The Stepford Wives Review

by Richard A. Zwelling (razwee AT yahoo DOT com)
June 14th, 2004

THE STEPFORD WIVES
1/2* (out of ****)
a film review by
Richard A. Zwelling

Unfunny, uninvolving, and filled with enough phoned-in performances to make you puke, this is one of the worst movies I have had the displeasure of enduring over the past few years.

The premise is somewhat similar to Ira Levin's original novel. Joanna (Nicole Kidman) is a high-powered TV executive who moves with her husband (Matthew Broderick) and two children to the picture-perfect town of Stepford, Connecticut. The wives of the town, whose perky, effervescent leader is played by Glenn Close, are all stunningly beautiful with thousand-watt smiles.

But dark secrets lurk beneath a seemingly innocent veneer, and the local men's club (comprising the husbands and led by Christopher Walken) gives Joanna a reason for pause. Soon, she is drawn into a mysterious web of events that might threaten to destroy the lives of her family, and possibly her own as well.

Let's start with the notion that Ira Levin's novel and its first cinematic adaptation were intended as a dark mystery devoid of inconsequential levity and screwball sensibilities. Why it was recently green-lighted as a comedy I cannot begin to imagine.
The most blatant error is the film's lack of cohesiveness and involvement. The scenes feel like a series of bad Saturday Night Live sketches thrown together to form an episodic disaster. Depth-of-character is only hinted at, but never stretched beyond anything one-dimensional. The best example of this is Roger Bart, who embodies the stereotypical flaming gay man. He is undoubtedly funny, but his wry, witty dialogue seems more at home in an episode of Will & Grace or in a brief comic vignette.

The only thing mildly engaging about the film is an overabundance of one-liners that eventually becomes repetitive, irritating, and pointless; the transitions from scene to scene are not there to further character and story, but to position us for the next lame attempts at painfully sophomoric comedy.

Following from this, I have to say that it was not only infuriating, but insulting to see great talents like Glenn Close, Matthew Broderick, Nicole Kidman, Christopher Walken, Jon Lovitz, Bette Midler (and also director Frank Oz) wasted on drivel like this. These are not parts to which they might apply their unique talents, but are instead paper-thin roles that could easily be filled by lesser actors.
If I had to pick one word that most effectively describes why this movie falls flat, it would be "hodgepodge". The Stepford Wives is a chaotic mess of uninteresting characters that, when put together, are vastly inferior to the sum of their parts. They form no coherence except for transient moments within scenes, and usually just for the purpose of a single barrage of one-liners.
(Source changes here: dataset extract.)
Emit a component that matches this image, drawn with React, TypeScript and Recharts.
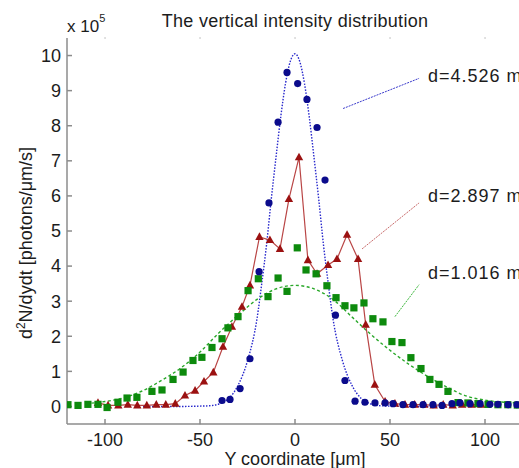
import { ComposedChart, Line, Scatter, XAxis, YAxis, CartesianGrid, ReferenceLine, ReferenceDot } from 'recharts'

const xTicks = [-100, -50, 0, 50, 100]
const yTicks = [0, 1, 2, 3, 4, 5, 6, 7, 8, 9, 10]

// d = 4.526 m, measured (units of 1e5)
const blueData = [
  { x: -38.4, y: 0.17 }, { x: -34.2, y: 0.2 }, { x: -28.9, y: 0.51 }, { x: -23.7, y: 1.36 },
  { x: -18.9, y: 3.84 }, { x: -13.7, y: 5.8 }, { x: -8.9, y: 8.1 }, { x: -4.2, y: 9.52 },
  { x: 1.4, y: 9.2 }, { x: 6.3, y: 8.75 }, { x: 11.6, y: 7.95 }, { x: 15.8, y: 6.45 },
  { x: 21.3, y: 2.6 }, { x: 26.3, y: 0.74 }, { x: 31.6, y: 0.15 }, { x: 36.8, y: 0.12 },
  { x: 42.1, y: 0.1 }, { x: 47.4, y: 0.1 }, { x: 51.6, y: 0.08 }, { x: 56.8, y: 0.05 },
  { x: 62.1, y: 0.05 }, { x: 67.4, y: 0.05 }, { x: 72.6, y: 0.05 }, { x: 77.4, y: 0.03 },
  { x: 82.6, y: 0.08 }, { x: 86.8, y: 0.1 }, { x: 92.1, y: 0.08 }, { x: 97.4, y: 0.08 },
  { x: 102.6, y: 0.06 }, { x: 106.8, y: 0.06 }, { x: 112.1, y: 0.05 }, { x: 116.8, y: 0.05 },
]

// d = 4.526 m, fitted curve
const blueFit = [
  { x: -80, y: 0 }, { x: -60, y: 0 }, { x: -50, y: 0.01 }, { x: -45, y: 0.02 }, { x: -40, y: 0.07 },
  { x: -35, y: 0.22 }, { x: -30, y: 0.6 }, { x: -25, y: 1.3 }, { x: -20, y: 2.5 },
  { x: -17.5, y: 3.5 }, { x: -15, y: 4.6 }, { x: -12.5, y: 5.9 }, { x: -10, y: 7.1 },
  { x: -7.5, y: 8.25 }, { x: -5, y: 9.2 }, { x: -2.5, y: 9.83 }, { x: 0, y: 10.05 },
  { x: 2.5, y: 9.83 }, { x: 5, y: 9.2 }, { x: 7.5, y: 8.25 }, { x: 10, y: 7.1 },
  { x: 12.5, y: 5.9 }, { x: 15, y: 4.6 }, { x: 17.5, y: 3.5 }, { x: 20, y: 2.5 },
  { x: 25, y: 1.3 }, { x: 30, y: 0.6 }, { x: 35, y: 0.22 }, { x: 40, y: 0.07 },
  { x: 45, y: 0.02 }, { x: 50, y: 0.01 }, { x: 60, y: 0 }, { x: 80, y: 0 },
]

// d = 2.897 m
const redData = [
  { x: -103.7, y: 0.1 }, { x: -98.4, y: 0.03 }, { x: -93, y: 0.03 }, { x: -88, y: 0.05 },
  { x: -83, y: 0.03 }, { x: -78, y: 0.03 }, { x: -73, y: 0.05 }, { x: -68, y: 0.05 },
  { x: -63, y: 0.08 }, { x: -57.9, y: 0.31 }, { x: -52.6, y: 0.45 }, { x: -47.9, y: 0.71 },
  { x: -43, y: 0.97 }, { x: -37.9, y: 1.7 }, { x: -33.2, y: 2.27 }, { x: -27.9, y: 2.84 },
  { x: -23.7, y: 3.45 }, { x: -18.7, y: 4.83 }, { x: -13.2, y: 4.74 }, { x: -7.9, y: 4.49 },
  { x: -3.2, y: 5.91 }, { x: 2.1, y: 7.1 }, { x: 6.8, y: 4.17 }, { x: 11.6, y: 3.78 },
  { x: 17.4, y: 4.03 }, { x: 22.1, y: 4.2 }, { x: 27.4, y: 4.89 }, { x: 33.2, y: 4.2 },
  { x: 37.2, y: 2.33 }, { x: 42, y: 0.62 }, { x: 47.4, y: 0.14 }, { x: 52.6, y: 0.08 },
  { x: 57.9, y: 0.05 }, { x: 63, y: 0.05 }, { x: 68, y: 0.05 }, { x: 73, y: 0.03 },
  { x: 78, y: 0.05 }, { x: 83, y: 0.03 }, { x: 88, y: 0.05 }, { x: 93, y: 0.05 }, { x: 98, y: 0.05 },
]

// d = 1.016 m, measured
const greenData = [
  { x: -119.5, y: 0.05 }, { x: -114.2, y: 0.03 }, { x: -109, y: 0.06 }, { x: -103.7, y: 0.06 },
  { x: -98.9, y: -0.03 }, { x: -93.2, y: 0.12 }, { x: -88.4, y: 0.24 }, { x: -83.2, y: 0.26 },
  { x: -75.3, y: 0.43 }, { x: -70, y: 0.47 }, { x: -64.2, y: 0.77 }, { x: -58.9, y: 0.98 },
  { x: -53.7, y: 1.31 }, { x: -49, y: 1.4 }, { x: -43.7, y: 1.68 }, { x: -38.4, y: 1.93 },
  { x: -35.3, y: 2.24 }, { x: -30, y: 2.56 }, { x: -24.7, y: 3.3 }, { x: -19.3, y: 3.64 },
  { x: -14.2, y: 3.13 }, { x: -8.9, y: 3.66 }, { x: -4.2, y: 3.28 }, { x: 1.2, y: 4.52 },
  { x: 5.8, y: 3.89 }, { x: 11.1, y: 3.78 }, { x: 16.8, y: 3.44 }, { x: 21.6, y: 3.1 },
  { x: 26.3, y: 2.87 }, { x: 31, y: 2.81 }, { x: 36.3, y: 2.95 }, { x: 41, y: 2.5 },
  { x: 46.3, y: 2.41 }, { x: 51, y: 1.85 }, { x: 56.3, y: 1.82 }, { x: 61, y: 1.39 },
  { x: 66.3, y: 1.08 }, { x: 71, y: 0.77 }, { x: 75.8, y: 0.63 }, { x: 80.5, y: 0.43 },
  { x: 85.8, y: 0.11 }, { x: 91, y: 0.1 }, { x: 96.3, y: 0.08 }, { x: 101.6, y: 0.06 },
  { x: 106.8, y: 0.05 }, { x: 112, y: 0.05 }, { x: 117, y: 0.04 },
]

// d = 1.016 m, fitted curve
const greenFit = [
  { x: -110, y: 0.08 }, { x: -100, y: 0.14 }, { x: -90, y: 0.25 }, { x: -80, y: 0.45 },
  { x: -70, y: 0.75 }, { x: -60, y: 1.1 }, { x: -50, y: 1.55 }, { x: -40, y: 2.1 },
  { x: -30, y: 2.6 }, { x: -20, y: 3.05 }, { x: -10, y: 3.35 }, { x: 0, y: 3.45 },
  { x: 10, y: 3.35 }, { x: 20, y: 3.05 }, { x: 30, y: 2.55 }, { x: 40, y: 2.05 },
  { x: 50, y: 1.6 }, { x: 60, y: 1.2 }, { x: 70, y: 0.85 }, { x: 80, y: 0.55 },
  { x: 90, y: 0.3 }, { x: 100, y: 0.18 }, { x: 110, y: 0.12 }, { x: 120, y: 0.1 },
]

const seriesNames = ['d=4.526 m', 'd=2.897 m', 'd=1.016 m']

const FONT = '"Liberation Sans", Arial, Helvetica, sans-serif'
const AXIS = '#8c8c8c'
const TXT = '#1c1c1c'

const Circle = (p: any) => <circle cx={p.cx} cy={p.cy} r={3.6} fill="#0b0b8c" />
const Square = (p: any) => <rect x={p.cx - 3.6} y={p.cy - 3.6} width={7.2} height={7.2} fill="#0d8a0d" />
const Triangle = (p: any) => (
  <polygon
    key={`tri-${p.index}`}
    points={`${p.cx},${p.cy - 4.6} ${p.cx - 4.2},${p.cy + 3} ${p.cx + 4.2},${p.cy + 3}`}
    fill="#9b1111"
  />
)

const noTick = () => null

function tag(text: string) {
  return (p: any) => (
    <text x={p.viewBox.x} y={p.viewBox.y} dy="0.36em" fontSize={18} letterSpacing={1} fill={TXT} fontFamily={FONT}>
      {text}
    </text>
  )
}

export default function App() {
  return (
    <div style={{ position: 'absolute', left: 0, top: 0, width: 519, height: 468, overflow: 'hidden', background: '#fff' }}>
      <ComposedChart
        width={540}
        height={468}
        margin={{ top: 38, right: 17, bottom: 0, left: 0 }}
        style={{ fontFamily: FONT }}
      >
        <CartesianGrid
          vertical={false}
          stroke="#b0b0b0"
          strokeDasharray="1.5 93.5"
          strokeDashoffset={57.7}
        />
        <XAxis
          xAxisId="b"
          dataKey="x"
          type="number"
          domain={[-120, 120]}
          ticks={xTicks}
          allowDataOverflow
          height={44}
          tickSize={-5}
          tickMargin={14}
          stroke={AXIS}
          strokeWidth={1.5}
          tick={{ fill: TXT, fontSize: 18 }}
          label={(p: any) => (
            <text x={295} y={465} textAnchor="middle" fontSize={18} fill={TXT} fontFamily={FONT}>
              Y coordinate [μm]
            </text>
          )}
        />
        <XAxis
          xAxisId="t"
          orientation="top"
          dataKey="x"
          type="number"
          domain={[-120, 120]}
          ticks={xTicks}
          allowDataOverflow
          height={0}
          tickSize={-5}
          stroke={AXIS}
          strokeWidth={1.5}
          tick={noTick}
        />
        <YAxis
          yAxisId="l"
          type="number"
          domain={[-0.5, 10.5]}
          ticks={yTicks}
          allowDataOverflow
          width={67}
          tickSize={-5}
          tickMargin={11}
          stroke={AXIS}
          strokeWidth={1.5}
          tick={{ fill: TXT, fontSize: 18 }}
          label={(p: any) => (
            <text
              x={32}
              y={243}
              transform="rotate(-90 32 243)"
              textAnchor="middle"
              fontSize={18}
              fill={TXT}
              fontFamily={FONT}
            >
              d<tspan fontSize={12} dy={-7}>2</tspan>
              <tspan dy={7}>N/dydt [photons/μm/s]</tspan>
            </text>
          )}
        />
        <YAxis
          yAxisId="r"
          orientation="right"
          type="number"
          domain={[-0.5, 10.5]}
          ticks={yTicks}
          allowDataOverflow
          width={0}
          tickSize={-5}
          stroke={AXIS}
          strokeWidth={1.5}
          tick={noTick}
        />

        <Line
          xAxisId="b"
          yAxisId="l"
          data={blueFit}
          dataKey="y"
          type="monotone"
          stroke="#2828cc"
          strokeWidth={1.4}
          strokeDasharray="1.5 1.5"
          dot={false}
          isAnimationActive={false}
        />
        <Line
          xAxisId="b"
          yAxisId="l"
          data={greenFit}
          dataKey="y"
          type="monotone"
          stroke="#2aa82a"
          strokeWidth={1.4}
          strokeDasharray="3 2.5"
          dot={false}
          isAnimationActive={false}
        />
        <Line
          xAxisId="b"
          yAxisId="l"
          data={redData}
          dataKey="y"
          name={seriesNames[1]}
          type="linear"
          stroke="#b94545"
          strokeWidth={1.2}
          dot={Triangle}
          isAnimationActive={false}
        />
        <Scatter
          xAxisId="b"
          yAxisId="l"
          data={greenData}
          dataKey="y"
          name={seriesNames[2]}
          shape={Square}
          isAnimationActive={false}
        />
        <Scatter
          xAxisId="b"
          yAxisId="l"
          data={blueData}
          dataKey="y"
          name={seriesNames[0]}
          shape={Circle}
          isAnimationActive={false}
        />

        <ReferenceLine xAxisId="b" yAxisId="l" segment={[{ x: 25.3, y: 8.49 }, { x: 65.3, y: 9.35 }]} stroke="#3a3acc" strokeWidth={1} strokeDasharray="2 1" />
        <ReferenceLine xAxisId="b" yAxisId="l" segment={[{ x: 35.3, y: 4.49 }, { x: 65.3, y: 5.8 }]} stroke="#c86a6a" strokeWidth={1} strokeDasharray="2 1" />
        <ReferenceLine xAxisId="b" yAxisId="l" segment={[{ x: 52.6, y: 2.56 }, { x: 65.3, y: 3.47 }]} stroke="#3cb83c" strokeWidth={1} strokeDasharray="2 1" />

        <ReferenceDot xAxisId="b" yAxisId="l" x={70} y={9.43} r={0} stroke="none" label={tag(seriesNames[0])} />
        <ReferenceDot xAxisId="b" yAxisId="l" x={70} y={6.02} r={0} stroke="none" label={tag(seriesNames[1])} />
        <ReferenceDot xAxisId="b" yAxisId="l" x={70} y={3.81} r={0} stroke="none" label={tag(seriesNames[2])} />
      </ComposedChart>

      <svg width={519} height={468} style={{ position: 'absolute', left: 0, top: 0, pointerEvents: 'none' }}>
        <text x={295} y={27} textAnchor="middle" fontSize={18} letterSpacing={0.3} fill={TXT} fontFamily={FONT}>
          The vertical intensity distribution
        </text>
        <text x={67} y={32} fontSize={17} fill={TXT} fontFamily={FONT}>
          x 10<tspan fontSize={11} dy={-10}>5</tspan>
        </text>
      </svg>
    </div>
  )
}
The surprises and plot points are so sloppily conceived that one is forced to just sit dazed in confusion and wonder why (and how) the hell the movie went there in the first place.

By the end of the film, I was reduced to fits of laughter, although not the kind the film intended. The conclusion of the film is so inept, desultory, and just bad, bad, bad, BAD that I actually started hoping it would get worse so I could laugh more. You know you're in trouble when actors of this caliber attempt drama, and the result is so bad, it's funny.